On 26 April, the 13th edition of the Dutch-Belgian Information Retrieval Workshop series, DIR 2013, will be hosted at Delft University of Technology in the Netherlands. The workshop serves as a forum for exchange and discussion on relevant challenges in the fields of information retrieval, data mining and natural language processing. DIR invites novel previously unpublished work, compressed presentations of previous major international contributions, as well as demonstrations of applied research and industry applications.
Exploiting User Comments for Audio-visual Content Indexing and Retrieval

State-of-the-art content sharing platforms often require users to assign tags to pieces of media in order to make them easily retrievable. Since this task is sometimes perceived as tedious or boring, annotations can be sparse. Commenting on the other hand is a frequently used means of expressing user opinion towards shared media items. We propose the use of time series analyses in order to infer potential tags and indexing terms for audio-visual content from user comments. In this way, we mitigate the vocabulary gap between queries and document descriptors. Additionally, we show how large-scale encyclopedias such as Wikipedia can aid the task of tag prediction by serving as surrogates for high-coverage natural language vocabulary lists.

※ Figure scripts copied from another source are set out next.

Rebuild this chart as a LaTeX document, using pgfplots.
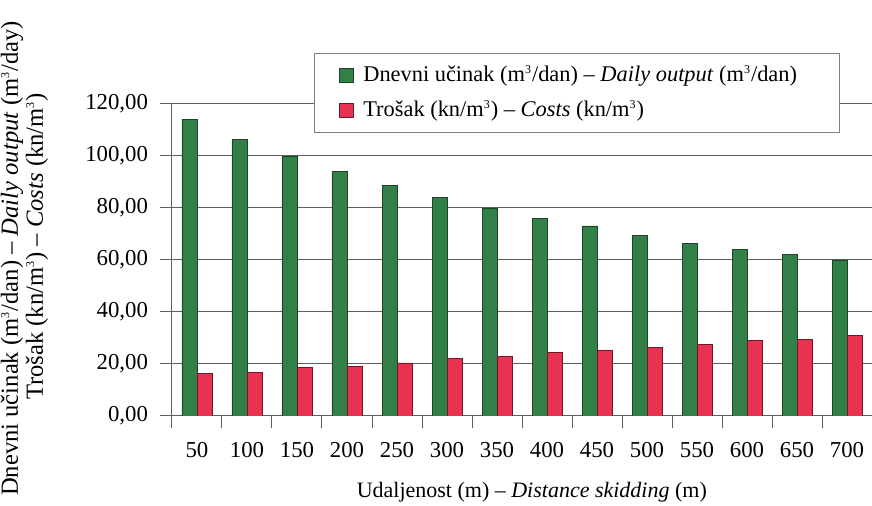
\documentclass[border=0pt]{standalone}
\usepackage{pgfplots}
\pgfplotsset{compat=1.18}
\usepackage{fontspec}
\setmainfont{Liberation Serif}
\definecolor{gbar}{RGB}{50,128,72}
\definecolor{gedge}{RGB}{25,70,40}
\definecolor{rbar}{RGB}{232,50,82}
\definecolor{redge}{RGB}{110,25,40}
\definecolor{gridc}{RGB}{95,95,95}
\newcommand{\cub}{\textsuperscript{\fontsize{6}{6}\selectfont 3}}
\begin{document}
\fontsize{11.4}{13}\selectfont
\begin{tikzpicture}
\useasboundingbox (-86pt,-45pt) rectangle (350pt,208pt);
\begin{axis}[
  at={(0pt,0pt)}, anchor=south west,
  width=350pt, height=156pt, scale only axis,
  ybar=0pt, bar width=7.5pt,
  xmin=0.5, xmax=14.5, ymin=0, ymax=120,
  axis x line*=bottom, axis y line*=left,
  axis line style={gridc, line width=0.5pt},
  xtick={0.5,1.5,...,14.5},
  xticklabels={50,100,150,200,250,300,350,400,450,500,550,600,650,700,{}},
  x tick label style={xshift=12.5pt, yshift=-3pt},
  ytick={0,20,...,120},
  yticklabels={{0,00},{20,00},{40,00},{60,00},{80,00},{100,00},{120,00}},
  y tick label style={xshift=-2pt},
  tick style={gridc, line width=0.5pt},
  tick align=outside, major tick length=6pt,
  ymajorgrids, grid style={gridc, line width=0.5pt},
  /pgf/number format/assume math mode=true,
  ticklabel style={font=\fontsize{11.4}{13}\selectfont},
  xlabel={Udaljenost (m) -- \textit{Distance skidding} (m)},
  xlabel style={at={(axis description cs:0.514,0)}, anchor=center, yshift=-38pt, font=\fontsize{11}{13}\selectfont},
  ylabel={Dnevni učinak (m\cub/dan) -- \textit{Daily output} (m\cub/day)\\\hspace*{12pt}Trošak (kn/m\cub) -- \textit{Costs} (kn/m\cub)},
  ylabel style={align=center, at={(axis description cs:-0.2107,0.505)}, anchor=center, font=\fontsize{12.3}{12.5}\selectfont},
  legend style={at={(axis description cs:0.2029,1.1635)}, anchor=north west,
    draw=gray, line width=0.5pt, fill=white, inner xsep=12pt, inner ysep=4pt,
    row sep=4pt, font=\fontsize{11.2}{13}\selectfont},
  legend cell align=left,
  legend image code/.code={\draw[#1] (0pt,-3.5pt) rectangle (7pt,3.5pt); \path (10pt,0pt);},
]
\addplot[fill=gbar, draw=gedge, line width=0.4pt] coordinates {
(1,114.2) (2,106.5) (3,100.0) (4,94.1) (5,88.6) (6,84.2) (7,79.9)
(8,76.1) (9,73.1) (10,69.3) (11,66.4) (12,64.2) (13,62.0) (14,59.7)};
\addplot[fill=rbar, draw=redge, line width=0.4pt] coordinates {
(1,16.2) (2,16.9) (3,18.5) (4,19.1) (5,20.4) (6,22.0) (7,22.9)
(8,24.3) (9,25.1) (10,26.5) (11,27.6) (12,29.0) (13,29.5) (14,30.9)};
\legend{Dnevni učinak (m\cub/dan) -- \textit{Daily output} (m\cub/dan)\rule{7pt}{0pt},
Trošak (kn/m\cub) -- \textit{Costs} (kn/m\cub)}
\end{axis}
\end{tikzpicture}
\end{document}
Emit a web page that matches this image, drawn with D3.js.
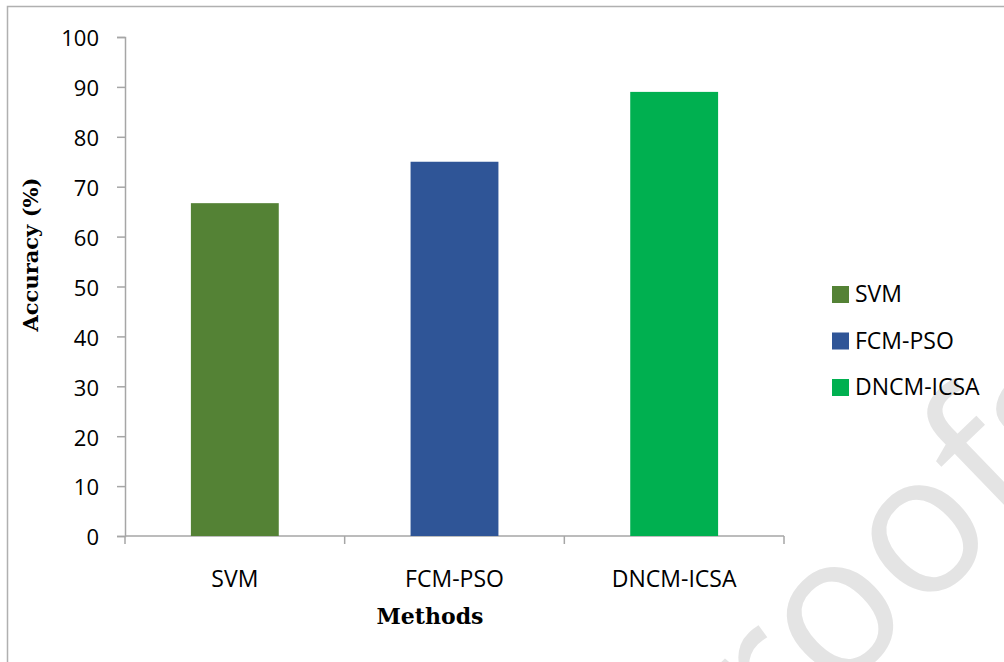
<!DOCTYPE html>
<meta charset="utf-8">
<script src="https://d3js.org/d3.v7.min.js"></script>
<style>
  body { margin: 0; background: #fff; }
  text { font-family: "Open Sans", sans-serif; }
</style>
<div id="my_dataviz"></div>
<script>
  // data
  var methods = ["SVM", "FCM-PSO", "DNCM-ICSA"];
  var accuracy = [66.7, 75, 89];
  var barColors = ["#548235", "#2f5597", "#00b050"];
  var yTicks = [0, 10, 20, 30, 40, 50, 60, 70, 80, 90, 100];

  var W = 1004, H = 662;
  var margin = { top: 37, right: 220, bottom: 126, left: 125 },
    width = W - margin.left - margin.right,
    height = H - margin.top - margin.bottom;

  var root = d3.select("#my_dataviz")
    .append("svg")
    .attr("width", W)
    .attr("height", H);

  // frame (right/bottom edges fall outside the picture)
  root.append("rect")
    .attr("x", 7.5).attr("y", 6.5)
    .attr("width", W + 20).attr("height", H + 20)
    .attr("fill", "none")
    .attr("stroke", "#b0b0b0")
    .attr("stroke-width", 1.5);

  // watermark, cut by the picture edge like in the source
  root.append("text")
    .attr("transform", "translate(690,838) rotate(-44)")
    .attr("fill", "#e4e4e4")
    .style("font-size", "196px")
    .style("font-family", "'Open Sans', sans-serif")
    .text("proofs");

  var svg = root.append("g")
    .attr("transform", "translate(" + margin.left + "," + margin.top + ")");

  var x = d3.scaleBand()
    .domain(methods)
    .range([0, width])
    .paddingInner(0.6)
    .paddingOuter(0.3);

  var y = d3.scaleLinear()
    .domain([0, 100])
    .range([height, 0]);

  // y axis
  var yAxis = svg.append("g")
    .call(d3.axisLeft(y).tickValues(yTicks).tickSize(8).tickSizeOuter(8).tickPadding(18));
  yAxis.selectAll("path, line").attr("stroke", "#a6a6a6").attr("stroke-width", 1.5);
  yAxis.selectAll("text").style("font-size", "22px").attr("fill", "#000")
    .style("font-family", "'Open Sans', sans-serif").attr("dy", "0.4em");

  // x axis: ticks at the band borders
  var xAxisG = svg.append("g")
    .attr("transform", "translate(0," + height + ")");
  xAxisG.append("line")
    .attr("x1", 0).attr("x2", width)
    .attr("stroke", "#a6a6a6").attr("stroke-width", 1.5);
  var borders = d3.range(methods.length + 1).map(function(i) { return i * width / methods.length; });
  xAxisG.selectAll(".xt")
    .data(borders)
    .enter()
    .append("line")
    .attr("x1", function(d) { return d; })
    .attr("x2", function(d) { return d; })
    .attr("y1", 0).attr("y2", 8)
    .attr("stroke", "#a6a6a6").attr("stroke-width", 1.5);
  xAxisG.selectAll(".xl")
    .data(methods)
    .enter()
    .append("text")
    .attr("x", function(d) { return x(d) + x.bandwidth() / 2; })
    .attr("y", 51)
    .attr("text-anchor", "middle")
    .style("font-size", "23px")
    .text(function(d) { return d; });

  // bars
  svg.selectAll(".bar")
    .data(methods)
    .enter()
    .append("rect")
    .attr("x", function(d) { return x(d); })
    .attr("y", function(d, i) { return y(accuracy[i]); })
    .attr("width", x.bandwidth())
    .attr("height", function(d, i) { return height - y(accuracy[i]); })
    .attr("fill", function(d, i) { return barColors[i]; });

  // axis titles
  svg.append("text")
    .attr("x", 305)
    .attr("y", height + 88)
    .attr("text-anchor", "middle")
    .style("font-family", "'DejaVu Serif', serif")
    .style("font-weight", "bold")
    .style("font-size", "22px")
    .text("Methods");

  svg.append("text")
    .attr("transform", "translate(-87," + (height / 2 - 32) + ") rotate(-90)")
    .attr("text-anchor", "middle")
    .style("font-family", "'DejaVu Serif', serif")
    .style("font-weight", "bold")
    .style("font-size", "21px")
    .text("Accuracy (%)");

  // legend
  var legend = root.append("g")
    .attr("transform", "translate(832,286)");
  var item = legend.selectAll(".item")
    .data(methods)
    .enter()
    .append("g")
    .attr("transform", function(d, i) { return "translate(0," + i * 46.5 + ")"; });
  item.append("rect")
    .attr("width", 17).attr("height", 17)
    .attr("fill", function(d, i) { return barColors[i]; });
  item.append("text")
    .attr("x", 23).attr("y", 16)
    .style("font-size", "23px")
    .text(function(d) { return d; });
</script>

Our evaluation is conducted on a corpus of several million real-world user comments from the popular video sharing platform YouTube, and demonstrates significant improvements in retrieval performance.

This work together with Wen Li and Arjen P. de Vries has been accepted for full oral presentation at the 35th European Conference on Information Retrieval (ECIR) in Moscow, Russia.

Designing Human-Readable User Profiles for Search Evaluation

Forming an accurate mental model of a user is crucial for the qualitative design and evaluation steps of many information-centric applications such as web search, content recommendation, or advertising. This process can often be time-consuming as search and interaction histories become verbose. We present and analyze the usefulness of concise human-readable user profiles in order to enhance system tuning and evaluation by means of user studies.

This work together with Kevyn Collins-Thompson, Paul Bennett and Susan Dumais has been accepted for poster presentation at the 35th European Conference on Information Retrieval (ECIR) in Moscow, Russia.

Personalizing Atypical Web Search Sessions

State-of-the-art web search personalization treats users as static or slowly evolving entities with a given set of preferences defined by their past behavior. However, recent publications as well as empirical evidence suggest that there is a significant number of search sessions in which users diverge from their regular search profiles in order to satisfy atypical, non-recurring information needs. In this work, we conduct a large-scale inspection of real life search sessions to further the understanding of this problem. Subsequently, we design an automatic means of detecting and supporting such atypical sessions. We demonstrate significant improvements over state-of-the-art web search personalization techniques by accounting for the typicality of search sessions. The merit of the proposed method is evaluated based on web-scale search session data spanning several months of user activity.

This work together with Kevyn Collins-Thompson, Paul Bennett and Susan Dumais has been accepted for full oral presentation at the ACM International Conference on Web Search and Data Mining (WSDM) in Rome, Italy.

The 35th ACM SIGIR Conference was held in Portland, Oregon, USA. Every three years the Gerard Salton Award is handed out for long lasting achievements in the field of information retrieval. This year, Prof. Dr. Norbert Fuhr was awarded with the prize.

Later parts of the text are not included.